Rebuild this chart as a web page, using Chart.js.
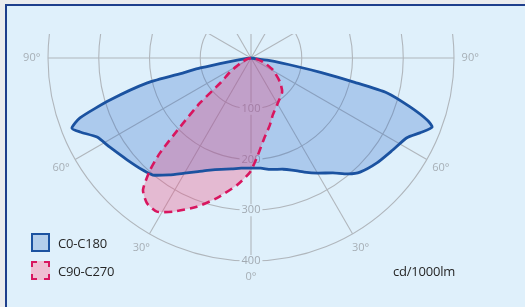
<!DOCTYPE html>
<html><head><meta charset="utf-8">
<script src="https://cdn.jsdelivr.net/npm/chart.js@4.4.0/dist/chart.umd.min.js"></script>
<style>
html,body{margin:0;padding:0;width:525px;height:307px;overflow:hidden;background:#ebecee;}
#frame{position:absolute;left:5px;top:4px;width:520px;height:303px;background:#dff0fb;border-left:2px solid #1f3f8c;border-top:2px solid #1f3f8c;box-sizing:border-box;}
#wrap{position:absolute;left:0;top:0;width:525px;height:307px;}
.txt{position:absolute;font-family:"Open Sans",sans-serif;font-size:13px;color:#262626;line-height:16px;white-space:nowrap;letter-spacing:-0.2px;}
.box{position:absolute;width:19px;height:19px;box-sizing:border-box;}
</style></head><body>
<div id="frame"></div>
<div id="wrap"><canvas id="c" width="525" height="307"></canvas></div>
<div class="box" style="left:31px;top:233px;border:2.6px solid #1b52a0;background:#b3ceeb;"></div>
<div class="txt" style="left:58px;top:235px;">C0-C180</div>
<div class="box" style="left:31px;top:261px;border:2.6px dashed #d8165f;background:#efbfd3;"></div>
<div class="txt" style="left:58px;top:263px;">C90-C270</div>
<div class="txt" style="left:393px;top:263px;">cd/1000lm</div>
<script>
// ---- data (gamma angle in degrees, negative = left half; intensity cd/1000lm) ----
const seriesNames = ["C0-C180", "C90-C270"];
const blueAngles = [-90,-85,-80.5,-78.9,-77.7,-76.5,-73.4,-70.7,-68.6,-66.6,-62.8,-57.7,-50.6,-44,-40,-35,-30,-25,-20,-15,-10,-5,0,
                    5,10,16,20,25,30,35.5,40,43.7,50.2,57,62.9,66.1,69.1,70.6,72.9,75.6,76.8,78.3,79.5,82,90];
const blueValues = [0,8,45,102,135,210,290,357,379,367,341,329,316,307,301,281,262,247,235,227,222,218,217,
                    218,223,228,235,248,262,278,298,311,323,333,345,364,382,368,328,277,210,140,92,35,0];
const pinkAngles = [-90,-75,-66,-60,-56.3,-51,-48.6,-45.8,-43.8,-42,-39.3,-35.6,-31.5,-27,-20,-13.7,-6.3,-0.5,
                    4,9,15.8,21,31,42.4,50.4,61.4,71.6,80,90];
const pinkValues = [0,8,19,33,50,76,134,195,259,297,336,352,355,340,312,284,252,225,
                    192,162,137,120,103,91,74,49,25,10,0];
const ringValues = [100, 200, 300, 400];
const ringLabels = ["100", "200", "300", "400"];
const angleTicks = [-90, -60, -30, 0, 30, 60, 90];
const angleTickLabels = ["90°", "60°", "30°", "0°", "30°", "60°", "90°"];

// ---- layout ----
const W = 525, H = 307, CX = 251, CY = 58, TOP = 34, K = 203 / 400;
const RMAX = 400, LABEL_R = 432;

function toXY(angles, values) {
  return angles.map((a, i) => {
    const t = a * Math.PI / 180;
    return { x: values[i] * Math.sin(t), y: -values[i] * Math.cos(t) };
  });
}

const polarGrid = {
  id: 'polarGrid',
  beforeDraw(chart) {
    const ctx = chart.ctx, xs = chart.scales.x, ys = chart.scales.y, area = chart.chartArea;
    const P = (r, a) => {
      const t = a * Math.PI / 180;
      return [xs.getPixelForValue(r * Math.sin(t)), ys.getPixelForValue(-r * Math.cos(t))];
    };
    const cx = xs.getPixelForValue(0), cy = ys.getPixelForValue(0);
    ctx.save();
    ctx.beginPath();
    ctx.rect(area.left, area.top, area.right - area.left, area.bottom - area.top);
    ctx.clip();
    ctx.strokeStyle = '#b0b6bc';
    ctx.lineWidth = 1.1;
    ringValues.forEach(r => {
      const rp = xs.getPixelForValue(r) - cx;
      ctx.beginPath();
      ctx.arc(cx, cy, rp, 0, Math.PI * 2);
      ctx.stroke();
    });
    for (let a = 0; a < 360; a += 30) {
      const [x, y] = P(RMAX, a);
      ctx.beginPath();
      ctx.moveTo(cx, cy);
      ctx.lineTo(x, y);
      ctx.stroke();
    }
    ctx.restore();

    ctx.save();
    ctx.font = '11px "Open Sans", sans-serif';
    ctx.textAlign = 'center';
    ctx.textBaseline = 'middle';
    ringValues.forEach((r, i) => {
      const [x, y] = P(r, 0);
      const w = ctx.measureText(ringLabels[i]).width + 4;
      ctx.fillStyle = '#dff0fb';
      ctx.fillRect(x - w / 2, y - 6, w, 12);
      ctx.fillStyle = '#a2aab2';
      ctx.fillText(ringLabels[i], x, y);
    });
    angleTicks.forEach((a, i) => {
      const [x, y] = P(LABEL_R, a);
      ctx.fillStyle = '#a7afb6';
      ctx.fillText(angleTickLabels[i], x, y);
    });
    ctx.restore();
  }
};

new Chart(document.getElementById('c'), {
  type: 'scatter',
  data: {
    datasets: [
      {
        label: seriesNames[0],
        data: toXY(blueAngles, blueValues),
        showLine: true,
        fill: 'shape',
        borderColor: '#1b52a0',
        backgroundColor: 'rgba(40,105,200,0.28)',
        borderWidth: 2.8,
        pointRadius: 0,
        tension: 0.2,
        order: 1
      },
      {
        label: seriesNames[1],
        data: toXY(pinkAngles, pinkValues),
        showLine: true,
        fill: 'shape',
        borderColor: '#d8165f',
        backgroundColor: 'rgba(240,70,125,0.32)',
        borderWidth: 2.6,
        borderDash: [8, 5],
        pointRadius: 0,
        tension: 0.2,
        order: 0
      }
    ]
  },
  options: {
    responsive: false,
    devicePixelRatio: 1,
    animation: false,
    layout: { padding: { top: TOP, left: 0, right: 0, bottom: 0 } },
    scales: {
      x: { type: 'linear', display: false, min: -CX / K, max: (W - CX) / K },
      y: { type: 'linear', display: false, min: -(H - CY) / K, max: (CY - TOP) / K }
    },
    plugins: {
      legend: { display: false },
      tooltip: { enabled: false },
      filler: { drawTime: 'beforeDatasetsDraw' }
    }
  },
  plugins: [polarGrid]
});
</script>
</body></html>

++++++++++++++++++++

Without the pictures, print the whole listing exactly as given.

### Response below
Rebuild this chart as a web page, using Chart.js.
<!DOCTYPE html>
<html><head><meta charset="utf-8">
<script src="https://cdn.jsdelivr.net/npm/chart.js@4.4.0/dist/chart.umd.min.js"></script>
<style>
html,body{margin:0;padding:0;width:525px;height:307px;overflow:hidden;background:#ebecee;}
#frame{position:absolute;left:5px;top:4px;width:520px;height:303px;background:#dff0fb;border-left:2px solid #1f3f8c;border-top:2px solid #1f3f8c;box-sizing:border-box;}
#wrap{position:absolute;left:0;top:0;width:525px;height:307px;}
.txt{position:absolute;font-family:"Open Sans",sans-serif;font-size:13px;color:#262626;line-height:16px;white-space:nowrap;letter-spacing:-0.2px;}
.box{position:absolute;width:19px;height:19px;box-sizing:border-box;}
</style></head><body>
<div id="frame"></div>
<div id="wrap"><canvas id="c" width="525" height="307"></canvas></div>
<div class="box" style="left:31px;top:233px;border:2.6px solid #1b52a0;background:#b3ceeb;"></div>
<div class="txt" style="left:58px;top:235px;">C0-C180</div>
<div class="box" style="left:31px;top:261px;border:2.6px dashed #d8165f;background:#efbfd3;"></div>
<div class="txt" style="left:58px;top:263px;">C90-C270</div>
<div class="txt" style="left:393px;top:263px;">cd/1000lm</div>
<script>
// ---- data (gamma angle in degrees, negative = left half; intensity cd/1000lm) ----
const seriesNames = ["C0-C180", "C90-C270"];
const blueAngles = [-90,-85,-80.5,-78.9,-77.7,-76.5,-73.4,-70.7,-68.6,-66.6,-62.8,-57.7,-50.6,-44,-40,-35,-30,-25,-20,-15,-10,-5,0,
                    5,10,16,20,25,30,35.5,40,43.7,50.2,57,62.9,66.1,69.1,70.6,72.9,75.6,76.8,78.3,79.5,82,90];
const blueValues = [0,8,45,102,135,210,290,357,379,367,341,329,316,307,301,281,262,247,235,227,222,218,217,
                    218,223,228,235,248,262,278,298,311,323,333,345,364,382,368,328,277,210,140,92,35,0];
const pinkAngles = [-90,-75,-66,-60,-56.3,-51,-48.6,-45.8,-43.8,-42,-39.3,-35.6,-31.5,-27,-20,-13.7,-6.3,-0.5,
                    4,9,15.8,21,31,42.4,50.4,61.4,71.6,80,90];
const pinkValues = [0,8,19,33,50,76,134,195,259,297,336,352,355,340,312,284,252,225,
                    192,162,137,120,103,91,74,49,25,10,0];
const ringValues = [100, 200, 300, 400];
const ringLabels = ["100", "200", "300", "400"];
const angleTicks = [-90, -60, -30, 0, 30, 60, 90];
const angleTickLabels = ["90°", "60°", "30°", "0°", "30°", "60°", "90°"];

// ---- layout ----
const W = 525, H = 307, CX = 251, CY = 58, TOP = 34, K = 203 / 400;
const RMAX = 400, LABEL_R = 432;

function toXY(angles, values) {
  return angles.map((a, i) => {
    const t = a * Math.PI / 180;
    return { x: values[i] * Math.sin(t), y: -values[i] * Math.cos(t) };
  });
}

const polarGrid = {
  id: 'polarGrid',
  beforeDraw(chart) {
    const ctx = chart.ctx, xs = chart.scales.x, ys = chart.scales.y, area = chart.chartArea;
    const P = (r, a) => {
      const t = a * Math.PI / 180;
      return [xs.getPixelForValue(r * Math.sin(t)), ys.getPixelForValue(-r * Math.cos(t))];
    };
    const cx = xs.getPixelForValue(0), cy = ys.getPixelForValue(0);
    ctx.save();
    ctx.beginPath();
    ctx.rect(area.left, area.top, area.right - area.left, area.bottom - area.top);
    ctx.clip();
    ctx.strokeStyle = '#b0b6bc';
    ctx.lineWidth = 1.1;
    ringValues.forEach(r => {
      const rp = xs.getPixelForValue(r) - cx;
      ctx.beginPath();
      ctx.arc(cx, cy, rp, 0, Math.PI * 2);
      ctx.stroke();
    });
    for (let a = 0; a < 360; a += 30) {
      const [x, y] = P(RMAX, a);
      ctx.beginPath();
      ctx.moveTo(cx, cy);
      ctx.lineTo(x, y);
      ctx.stroke();
    }
    ctx.restore();

    ctx.save();
    ctx.font = '11px "Open Sans", sans-serif';
    ctx.textAlign = 'center';
    ctx.textBaseline = 'middle';
    ringValues.forEach((r, i) => {
      const [x, y] = P(r, 0);
      const w = ctx.measureText(ringLabels[i]).width + 4;
      ctx.fillStyle = '#dff0fb';
      ctx.fillRect(x - w / 2, y - 6, w, 12);
      ctx.fillStyle = '#a2aab2';
      ctx.fillText(ringLabels[i], x, y);
    });
    angleTicks.forEach((a, i) => {
      const [x, y] = P(LABEL_R, a);
      ctx.fillStyle = '#a7afb6';
      ctx.fillText(angleTickLabels[i], x, y);
    });
    ctx.restore();
  }
};

new Chart(document.getElementById('c'), {
  type: 'scatter',
  data: {
    datasets: [
      {
        label: seriesNames[0],
        data: toXY(blueAngles, blueValues),
        showLine: true,
        fill: 'shape',
        borderColor: '#1b52a0',
        backgroundColor: 'rgba(40,105,200,0.28)',
        borderWidth: 2.8,
        pointRadius: 0,
        tension: 0.2,
        order: 1
      },
      {
        label: seriesNames[1],
        data: toXY(pinkAngles, pinkValues),
        showLine: true,
        fill: 'shape',
        borderColor: '#d8165f',
        backgroundColor: 'rgba(240,70,125,0.32)',
        borderWidth: 2.6,
        borderDash: [8, 5],
        pointRadius: 0,
        tension: 0.2,
        order: 0
      }
    ]
  },
  options: {
    responsive: false,
    devicePixelRatio: 1,
    animation: false,
    layout: { padding: { top: TOP, left: 0, right: 0, bottom: 0 } },
    scales: {
      x: { type: 'linear', display: false, min: -CX / K, max: (W - CX) / K },
      y: { type: 'linear', display: false, min: -(H - CY) / K, max: (CY - TOP) / K }
    },
    plugins: {
      legend: { display: false },
      tooltip: { enabled: false },
      filler: { drawTime: 'beforeDatasetsDraw' }
    }
  },
  plugins: [polarGrid]
});
</script>
</body></html>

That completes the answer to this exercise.